Honestly, musical training is really frustration training in disguise. In order to stick with music, and reap its multitude of rewards, we each have to learn to deal productively and kindly with our own frustration. Yes, this is annoying, but it’s also great training for life!
As a music teacher and a musician, I spend a robust chunk of my time helping people productively negotiate their frustration.
For all of us, it’s a lengthy and ongoing process. But I do have some tips!
Treat mistakes as data
You made a mistake!. Guess what? Mistakes are normal part of practicing and performing. And you know what else? They provide incredibly useful information. When you make a mistake, you learn important things about what is working in your playing and what is not, as well as what you might want to work on moving forward.
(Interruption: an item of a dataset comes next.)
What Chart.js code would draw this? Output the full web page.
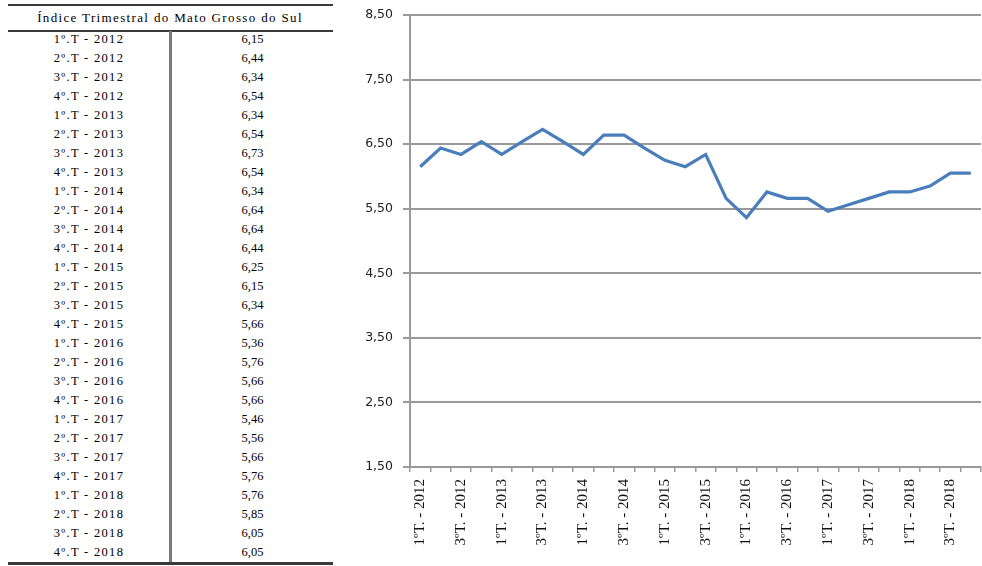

What you don’t learn is anything about your worth as a human being or as a musician. Mistakes are morally neutral.
Try something different
You know the saying “if at first you don’t succeed, try try again?” It needs some revision. How about: “If at first you don’t succeed, maybe try again once or twice more, but after that you need to stop trying the same thing in the same way and change something about your approach.”
Slightly less catchy, but, at least for music, infinitely more accurate! If you’re consistently flubbing a specific passage, don’t just keep trying it over and over. Instead slow it down, break it apart, or start from someplace new. Or ask your teacher for some expert guidance.
Walk away
A shocking amount of learning takes place away from the instrument, in between bouts of practice. If you’ve hit a brick wall on something you’re practicing, don’t keep banging your head against it! Move on to something else and come back to the frustrating section later, when you’re fresher and can approach it with curiosity and calm. And who knows? It just might have gotten better overnight!